- _Goal_
Reproduce all the lines exactly as they stand, apart from the pictures.

- _Provided information_
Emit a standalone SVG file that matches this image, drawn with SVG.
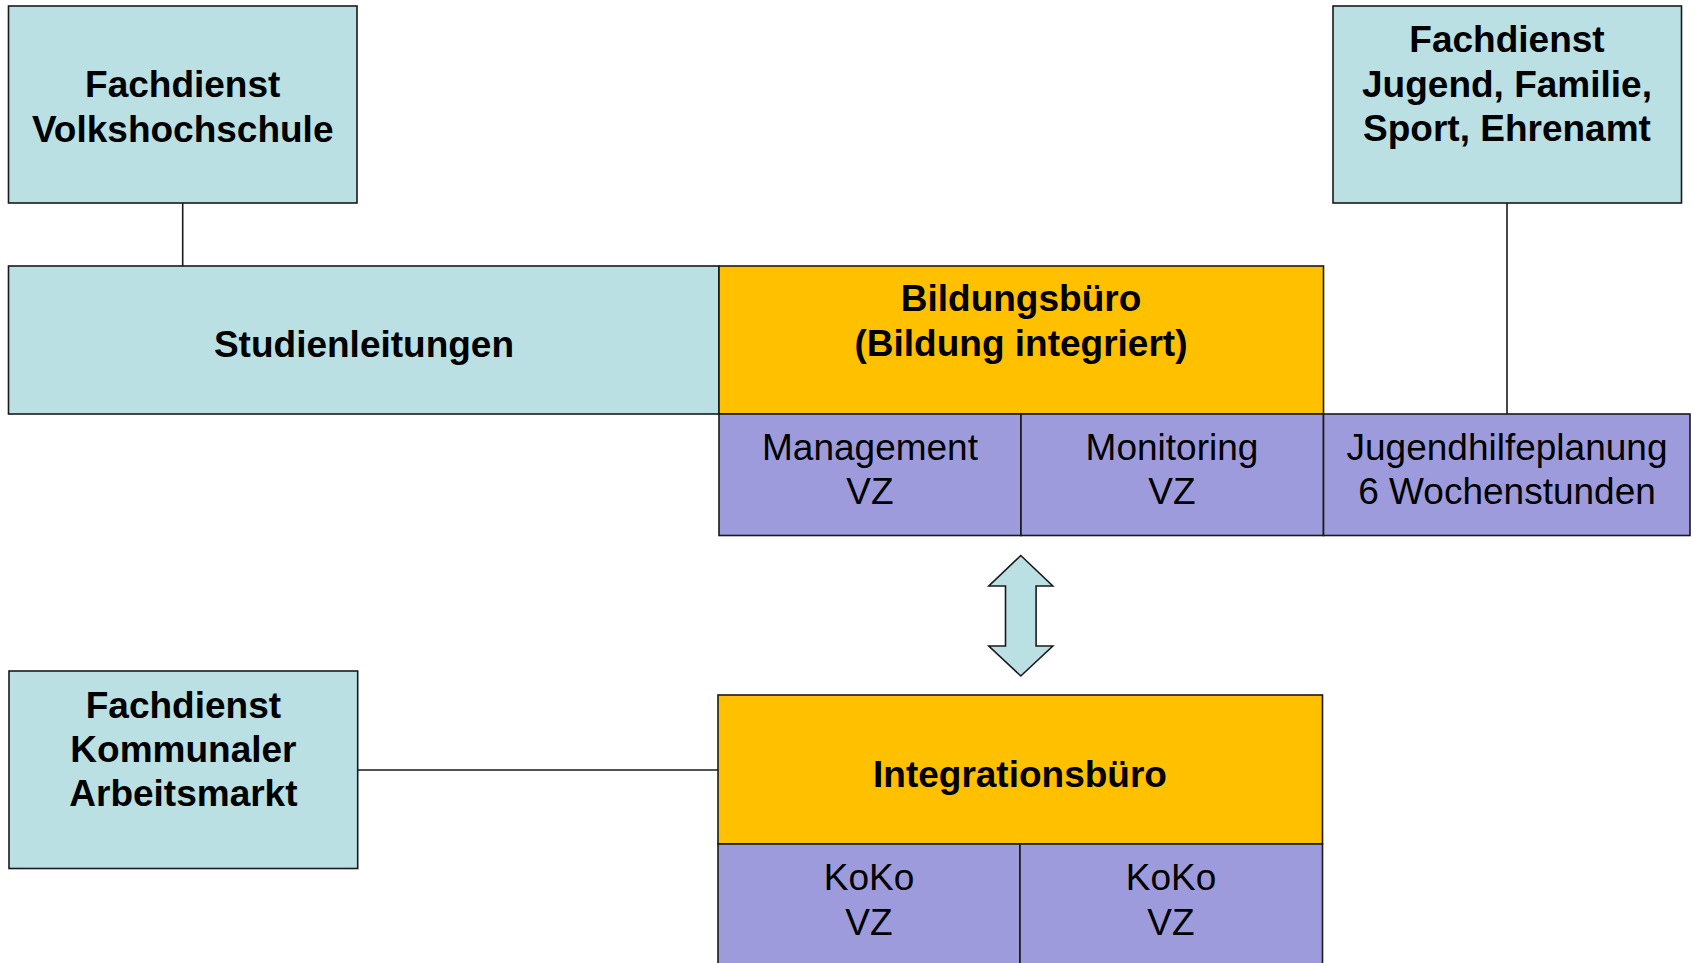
<svg xmlns="http://www.w3.org/2000/svg" width="1694" height="963" viewBox="0 0 1694 963">
<style>
.teal{fill:#BAE0E3;stroke:#1a1a1a;stroke-width:1.6}
.gold{fill:#FFC000;stroke:#1a1a1a;stroke-width:1.6}
.purp{fill:#9E9BDD;stroke:#1a1a1a;stroke-width:1.6}
.b{font-family:"Liberation Sans",Arial,sans-serif;font-weight:bold;font-size:37px;fill:#000;text-anchor:middle}
.r{font-family:"Liberation Sans",Arial,sans-serif;font-size:37px;fill:#000;text-anchor:middle}
.ln{stroke:#1a1a1a;stroke-width:1.6;fill:none}
</style>
<rect width="1694" height="963" fill="#fff"/>
<g id="connectors">
<line class="ln" x1="182.7" y1="203" x2="182.7" y2="266"/>
<line class="ln" x1="1507" y1="203" x2="1507" y2="414"/>
<line class="ln" x1="357.7" y1="770" x2="718" y2="770"/>
<polygon id="double-arrow" points="1020.8,555.5 1052.8,586 1036.1,586 1036.1,646 1052.8,646 1020.8,676 988.8,646 1005.5,646 1005.5,586 988.8,586" fill="#BAE0E3" stroke="#1a1a1a" stroke-width="1.6"/>
</g>
<g id="fd-vhs">
<rect class="teal" x="8.5" y="6" width="348.5" height="197"/>
<text class="b" x="182.7" y="97.3">Fachdienst</text>
<text class="b" x="182.7" y="142.3">Volkshochschule</text>
</g>
<g id="fd-jugend">
<rect class="teal" x="1333" y="6" width="348.5" height="197"/>
<text class="b" x="1507" y="52">Fachdienst</text>
<text class="b" x="1507" y="96.5">Jugend, Familie,</text>
<text class="b" x="1507" y="141">Sport, Ehrenamt</text>
</g>
<g id="studienleitungen">
<rect class="teal" x="8.5" y="266" width="710.5" height="148"/>
<text class="b" x="364" y="356.7">Studienleitungen</text>
</g>
<g id="bildungsbuero">
<rect class="gold" x="719" y="266" width="604.5" height="148"/>
<text class="b" x="1021" y="311">Bildungsbüro</text>
<text class="b" x="1021" y="356">(Bildung integriert)</text>
</g>
<g id="management">
<rect class="purp" x="719" y="414" width="302" height="121.5"/>
<text class="r" x="870" y="460">Management</text>
<text class="r" x="870" y="504.3">VZ</text>
</g>
<g id="monitoring">
<rect class="purp" x="1021" y="414" width="302.5" height="121.5"/>
<text class="r" x="1172" y="460">Monitoring</text>
<text class="r" x="1172" y="504.3">VZ</text>
</g>
<g id="jugendhilfeplanung">
<rect class="purp" x="1323.5" y="414" width="366.5" height="121.5"/>
<text class="r" x="1507" y="460">Jugendhilfeplanung</text>
<text class="r" x="1507" y="504.3">6 Wochenstunden</text>
</g>
<g id="fd-arbeitsmarkt">
<rect class="teal" x="9" y="671" width="348.7" height="197.5"/>
<text class="b" x="183.4" y="717.7">Fachdienst</text>
<text class="b" x="183.4" y="762">Kommunaler</text>
<text class="b" x="183.4" y="806">Arbeitsmarkt</text>
</g>
<g id="integrationsbuero">
<rect class="gold" x="718" y="695" width="604.5" height="149"/>
<text class="b" x="1020" y="786.7">Integrationsbüro</text>
</g>
<g id="koko1">
<rect class="purp" x="718" y="844" width="302" height="130"/>
<text class="r" x="869" y="890.3">KoKo</text>
<text class="r" x="869" y="934.5">VZ</text>
</g>
<g id="koko2">
<rect class="purp" x="1020" y="844" width="302.5" height="130"/>
<text class="r" x="1171" y="890.3">KoKo</text>
<text class="r" x="1171" y="934.5">VZ</text>
</g>
</svg>
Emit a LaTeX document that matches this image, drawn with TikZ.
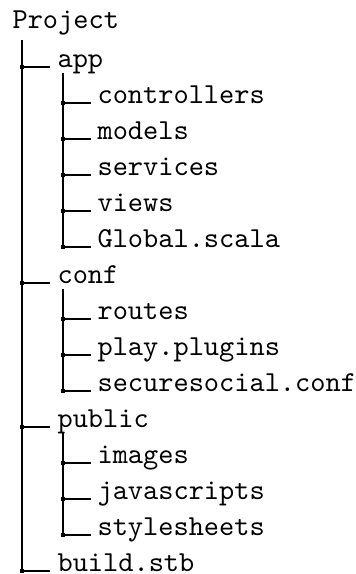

- _Written answer_
Emit a standalone SVG file that matches this image, drawn with SVG.
<svg xmlns="http://www.w3.org/2000/svg" width="1694" height="963" viewBox="0 0 1694 963">
<style>
.teal{fill:#BAE0E3;stroke:#1a1a1a;stroke-width:1.6}
.gold{fill:#FFC000;stroke:#1a1a1a;stroke-width:1.6}
.purp{fill:#9E9BDD;stroke:#1a1a1a;stroke-width:1.6}
.b{font-family:"Liberation Sans",Arial,sans-serif;font-weight:bold;font-size:37px;fill:#000;text-anchor:middle}
.r{font-family:"Liberation Sans",Arial,sans-serif;font-size:37px;fill:#000;text-anchor:middle}
.ln{stroke:#1a1a1a;stroke-width:1.6;fill:none}
</style>
<rect width="1694" height="963" fill="#fff"/>
<g id="connectors">
<line class="ln" x1="182.7" y1="203" x2="182.7" y2="266"/>
<line class="ln" x1="1507" y1="203" x2="1507" y2="414"/>
<line class="ln" x1="357.7" y1="770" x2="718" y2="770"/>
<polygon id="double-arrow" points="1020.8,555.5 1052.8,586 1036.1,586 1036.1,646 1052.8,646 1020.8,676 988.8,646 1005.5,646 1005.5,586 988.8,586" fill="#BAE0E3" stroke="#1a1a1a" stroke-width="1.6"/>
</g>
<g id="fd-vhs">
<rect class="teal" x="8.5" y="6" width="348.5" height="197"/>
<text class="b" x="182.7" y="97.3">Fachdienst</text>
<text class="b" x="182.7" y="142.3">Volkshochschule</text>
</g>
<g id="fd-jugend">
<rect class="teal" x="1333" y="6" width="348.5" height="197"/>
<text class="b" x="1507" y="52">Fachdienst</text>
<text class="b" x="1507" y="96.5">Jugend, Familie,</text>
<text class="b" x="1507" y="141">Sport, Ehrenamt</text>
</g>
<g id="studienleitungen">
<rect class="teal" x="8.5" y="266" width="710.5" height="148"/>
<text class="b" x="364" y="356.7">Studienleitungen</text>
</g>
<g id="bildungsbuero">
<rect class="gold" x="719" y="266" width="604.5" height="148"/>
<text class="b" x="1021" y="311">Bildungsbüro</text>
<text class="b" x="1021" y="356">(Bildung integriert)</text>
</g>
<g id="management">
<rect class="purp" x="719" y="414" width="302" height="121.5"/>
<text class="r" x="870" y="460">Management</text>
<text class="r" x="870" y="504.3">VZ</text>
</g>
<g id="monitoring">
<rect class="purp" x="1021" y="414" width="302.5" height="121.5"/>
<text class="r" x="1172" y="460">Monitoring</text>
<text class="r" x="1172" y="504.3">VZ</text>
</g>
<g id="jugendhilfeplanung">
<rect class="purp" x="1323.5" y="414" width="366.5" height="121.5"/>
<text class="r" x="1507" y="460">Jugendhilfeplanung</text>
<text class="r" x="1507" y="504.3">6 Wochenstunden</text>
</g>
<g id="fd-arbeitsmarkt">
<rect class="teal" x="9" y="671" width="348.7" height="197.5"/>
<text class="b" x="183.4" y="717.7">Fachdienst</text>
<text class="b" x="183.4" y="762">Kommunaler</text>
<text class="b" x="183.4" y="806">Arbeitsmarkt</text>
</g>
<g id="integrationsbuero">
<rect class="gold" x="718" y="695" width="604.5" height="149"/>
<text class="b" x="1020" y="786.7">Integrationsbüro</text>
</g>
<g id="koko1">
<rect class="purp" x="718" y="844" width="302" height="130"/>
<text class="r" x="869" y="890.3">KoKo</text>
<text class="r" x="869" y="934.5">VZ</text>
</g>
<g id="koko2">
<rect class="purp" x="1020" y="844" width="302.5" height="130"/>
<text class="r" x="1171" y="890.3">KoKo</text>
<text class="r" x="1171" y="934.5">VZ</text>
</g>
</svg>
Emit a LaTeX document that matches this image, drawn with TikZ.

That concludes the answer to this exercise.